Problem statement: Transcribe the material below exactly as it appears.

_ _ _ _ _

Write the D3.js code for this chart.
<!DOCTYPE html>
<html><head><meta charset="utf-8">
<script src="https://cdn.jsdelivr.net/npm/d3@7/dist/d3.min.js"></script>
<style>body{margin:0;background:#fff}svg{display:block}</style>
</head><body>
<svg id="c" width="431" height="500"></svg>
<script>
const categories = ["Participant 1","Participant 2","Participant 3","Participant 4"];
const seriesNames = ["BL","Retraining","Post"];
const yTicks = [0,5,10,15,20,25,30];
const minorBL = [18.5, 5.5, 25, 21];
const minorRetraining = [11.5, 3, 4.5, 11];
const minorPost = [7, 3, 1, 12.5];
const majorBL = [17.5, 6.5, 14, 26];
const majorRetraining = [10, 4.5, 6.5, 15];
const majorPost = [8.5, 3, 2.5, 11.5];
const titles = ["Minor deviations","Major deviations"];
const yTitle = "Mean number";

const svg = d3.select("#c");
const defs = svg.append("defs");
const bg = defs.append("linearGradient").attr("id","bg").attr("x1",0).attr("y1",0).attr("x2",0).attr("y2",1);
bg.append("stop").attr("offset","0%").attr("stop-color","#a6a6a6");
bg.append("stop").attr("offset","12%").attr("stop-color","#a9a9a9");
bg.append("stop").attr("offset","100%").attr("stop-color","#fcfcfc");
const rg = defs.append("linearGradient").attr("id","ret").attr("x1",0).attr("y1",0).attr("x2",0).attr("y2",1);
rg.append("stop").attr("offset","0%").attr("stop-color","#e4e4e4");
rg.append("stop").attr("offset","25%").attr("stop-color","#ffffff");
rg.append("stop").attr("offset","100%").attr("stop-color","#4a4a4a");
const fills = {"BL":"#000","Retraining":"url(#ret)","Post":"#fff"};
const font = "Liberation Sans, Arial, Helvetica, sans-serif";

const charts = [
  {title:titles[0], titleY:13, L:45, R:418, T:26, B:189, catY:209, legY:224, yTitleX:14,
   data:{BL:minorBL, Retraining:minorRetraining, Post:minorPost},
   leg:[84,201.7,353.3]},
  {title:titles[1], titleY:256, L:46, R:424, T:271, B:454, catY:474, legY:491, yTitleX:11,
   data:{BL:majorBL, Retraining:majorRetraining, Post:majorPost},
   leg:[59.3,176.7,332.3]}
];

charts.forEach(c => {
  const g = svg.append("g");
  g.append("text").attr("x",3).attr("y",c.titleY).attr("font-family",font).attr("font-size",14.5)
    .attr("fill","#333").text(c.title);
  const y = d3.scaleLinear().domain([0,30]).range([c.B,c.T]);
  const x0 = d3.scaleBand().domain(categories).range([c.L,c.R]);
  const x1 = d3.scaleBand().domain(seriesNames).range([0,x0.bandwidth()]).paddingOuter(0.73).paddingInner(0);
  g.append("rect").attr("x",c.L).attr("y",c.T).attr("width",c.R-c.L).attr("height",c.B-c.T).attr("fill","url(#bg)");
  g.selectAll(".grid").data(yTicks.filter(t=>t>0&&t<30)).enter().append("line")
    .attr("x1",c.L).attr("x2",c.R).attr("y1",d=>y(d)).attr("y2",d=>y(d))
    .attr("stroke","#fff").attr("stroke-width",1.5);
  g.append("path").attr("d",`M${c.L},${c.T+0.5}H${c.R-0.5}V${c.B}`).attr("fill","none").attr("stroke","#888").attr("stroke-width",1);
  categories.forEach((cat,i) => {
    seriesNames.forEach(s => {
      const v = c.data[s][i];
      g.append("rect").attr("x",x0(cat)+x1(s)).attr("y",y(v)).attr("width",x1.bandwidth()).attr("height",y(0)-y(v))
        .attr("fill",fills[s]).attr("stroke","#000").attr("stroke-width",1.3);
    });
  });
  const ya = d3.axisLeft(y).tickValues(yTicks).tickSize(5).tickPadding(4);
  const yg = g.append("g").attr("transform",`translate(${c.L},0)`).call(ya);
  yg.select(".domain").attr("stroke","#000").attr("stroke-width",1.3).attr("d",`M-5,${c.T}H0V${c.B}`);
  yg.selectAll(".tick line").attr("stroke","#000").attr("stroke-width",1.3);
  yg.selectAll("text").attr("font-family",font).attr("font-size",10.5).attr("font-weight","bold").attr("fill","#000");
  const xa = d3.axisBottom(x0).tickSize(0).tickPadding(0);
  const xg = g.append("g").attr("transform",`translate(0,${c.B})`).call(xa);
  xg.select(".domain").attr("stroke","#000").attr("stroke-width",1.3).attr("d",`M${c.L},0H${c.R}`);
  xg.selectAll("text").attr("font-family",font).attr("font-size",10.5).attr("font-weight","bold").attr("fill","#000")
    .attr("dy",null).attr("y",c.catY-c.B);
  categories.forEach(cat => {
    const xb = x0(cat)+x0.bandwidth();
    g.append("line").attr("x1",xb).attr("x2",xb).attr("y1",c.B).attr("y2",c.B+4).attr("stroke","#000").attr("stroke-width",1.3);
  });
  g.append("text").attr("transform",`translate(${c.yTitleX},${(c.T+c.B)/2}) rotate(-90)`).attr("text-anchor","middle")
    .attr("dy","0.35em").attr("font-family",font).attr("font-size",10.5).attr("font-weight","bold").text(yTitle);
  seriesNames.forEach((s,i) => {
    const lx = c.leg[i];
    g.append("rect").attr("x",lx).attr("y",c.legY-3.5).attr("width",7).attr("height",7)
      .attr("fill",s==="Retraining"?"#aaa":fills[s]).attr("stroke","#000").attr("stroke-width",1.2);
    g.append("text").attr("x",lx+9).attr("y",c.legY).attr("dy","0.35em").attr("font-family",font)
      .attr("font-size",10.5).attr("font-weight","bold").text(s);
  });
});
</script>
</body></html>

_ _ _ _ _

Exercise solution:
Write the D3.js code for this chart.
<!DOCTYPE html>
<html><head><meta charset="utf-8">
<script src="https://cdn.jsdelivr.net/npm/d3@7/dist/d3.min.js"></script>
<style>body{margin:0;background:#fff}svg{display:block}</style>
</head><body>
<svg id="c" width="431" height="500"></svg>
<script>
const categories = ["Participant 1","Participant 2","Participant 3","Participant 4"];
const seriesNames = ["BL","Retraining","Post"];
const yTicks = [0,5,10,15,20,25,30];
const minorBL = [18.5, 5.5, 25, 21];
const minorRetraining = [11.5, 3, 4.5, 11];
const minorPost = [7, 3, 1, 12.5];
const majorBL = [17.5, 6.5, 14, 26];
const majorRetraining = [10, 4.5, 6.5, 15];
const majorPost = [8.5, 3, 2.5, 11.5];
const titles = ["Minor deviations","Major deviations"];
const yTitle = "Mean number";

const svg = d3.select("#c");
const defs = svg.append("defs");
const bg = defs.append("linearGradient").attr("id","bg").attr("x1",0).attr("y1",0).attr("x2",0).attr("y2",1);
bg.append("stop").attr("offset","0%").attr("stop-color","#a6a6a6");
bg.append("stop").attr("offset","12%").attr("stop-color","#a9a9a9");
bg.append("stop").attr("offset","100%").attr("stop-color","#fcfcfc");
const rg = defs.append("linearGradient").attr("id","ret").attr("x1",0).attr("y1",0).attr("x2",0).attr("y2",1);
rg.append("stop").attr("offset","0%").attr("stop-color","#e4e4e4");
rg.append("stop").attr("offset","25%").attr("stop-color","#ffffff");
rg.append("stop").attr("offset","100%").attr("stop-color","#4a4a4a");
const fills = {"BL":"#000","Retraining":"url(#ret)","Post":"#fff"};
const font = "Liberation Sans, Arial, Helvetica, sans-serif";

const charts = [
  {title:titles[0], titleY:13, L:45, R:418, T:26, B:189, catY:209, legY:224, yTitleX:14,
   data:{BL:minorBL, Retraining:minorRetraining, Post:minorPost},
   leg:[84,201.7,353.3]},
  {title:titles[1], titleY:256, L:46, R:424, T:271, B:454, catY:474, legY:491, yTitleX:11,
   data:{BL:majorBL, Retraining:majorRetraining, Post:majorPost},
   leg:[59.3,176.7,332.3]}
];

charts.forEach(c => {
  const g = svg.append("g");
  g.append("text").attr("x",3).attr("y",c.titleY).attr("font-family",font).attr("font-size",14.5)
    .attr("fill","#333").text(c.title);
  const y = d3.scaleLinear().domain([0,30]).range([c.B,c.T]);
  const x0 = d3.scaleBand().domain(categories).range([c.L,c.R]);
  const x1 = d3.scaleBand().domain(seriesNames).range([0,x0.bandwidth()]).paddingOuter(0.73).paddingInner(0);
  g.append("rect").attr("x",c.L).attr("y",c.T).attr("width",c.R-c.L).attr("height",c.B-c.T).attr("fill","url(#bg)");
  g.selectAll(".grid").data(yTicks.filter(t=>t>0&&t<30)).enter().append("line")
    .attr("x1",c.L).attr("x2",c.R).attr("y1",d=>y(d)).attr("y2",d=>y(d))
    .attr("stroke","#fff").attr("stroke-width",1.5);
  g.append("path").attr("d",`M${c.L},${c.T+0.5}H${c.R-0.5}V${c.B}`).attr("fill","none").attr("stroke","#888").attr("stroke-width",1);
  categories.forEach((cat,i) => {
    seriesNames.forEach(s => {
      const v = c.data[s][i];
      g.append("rect").attr("x",x0(cat)+x1(s)).attr("y",y(v)).attr("width",x1.bandwidth()).attr("height",y(0)-y(v))
        .attr("fill",fills[s]).attr("stroke","#000").attr("stroke-width",1.3);
    });
  });
  const ya = d3.axisLeft(y).tickValues(yTicks).tickSize(5).tickPadding(4);
  const yg = g.append("g").attr("transform",`translate(${c.L},0)`).call(ya);
  yg.select(".domain").attr("stroke","#000").attr("stroke-width",1.3).attr("d",`M-5,${c.T}H0V${c.B}`);
  yg.selectAll(".tick line").attr("stroke","#000").attr("stroke-width",1.3);
  yg.selectAll("text").attr("font-family",font).attr("font-size",10.5).attr("font-weight","bold").attr("fill","#000");
  const xa = d3.axisBottom(x0).tickSize(0).tickPadding(0);
  const xg = g.append("g").attr("transform",`translate(0,${c.B})`).call(xa);
  xg.select(".domain").attr("stroke","#000").attr("stroke-width",1.3).attr("d",`M${c.L},0H${c.R}`);
  xg.selectAll("text").attr("font-family",font).attr("font-size",10.5).attr("font-weight","bold").attr("fill","#000")
    .attr("dy",null).attr("y",c.catY-c.B);
  categories.forEach(cat => {
    const xb = x0(cat)+x0.bandwidth();
    g.append("line").attr("x1",xb).attr("x2",xb).attr("y1",c.B).attr("y2",c.B+4).attr("stroke","#000").attr("stroke-width",1.3);
  });
  g.append("text").attr("transform",`translate(${c.yTitleX},${(c.T+c.B)/2}) rotate(-90)`).attr("text-anchor","middle")
    .attr("dy","0.35em").attr("font-family",font).attr("font-size",10.5).attr("font-weight","bold").text(yTitle);
  seriesNames.forEach((s,i) => {
    const lx = c.leg[i];
    g.append("rect").attr("x",lx).attr("y",c.legY-3.5).attr("width",7).attr("height",7)
      .attr("fill",s==="Retraining"?"#aaa":fills[s]).attr("stroke","#000").attr("stroke-width",1.2);
    g.append("text").attr("x",lx+9).attr("y",c.legY).attr("dy","0.35em").attr("font-family",font)
      .attr("font-size",10.5).attr("font-weight","bold").text(s);
  });
});
</script>
</body></html>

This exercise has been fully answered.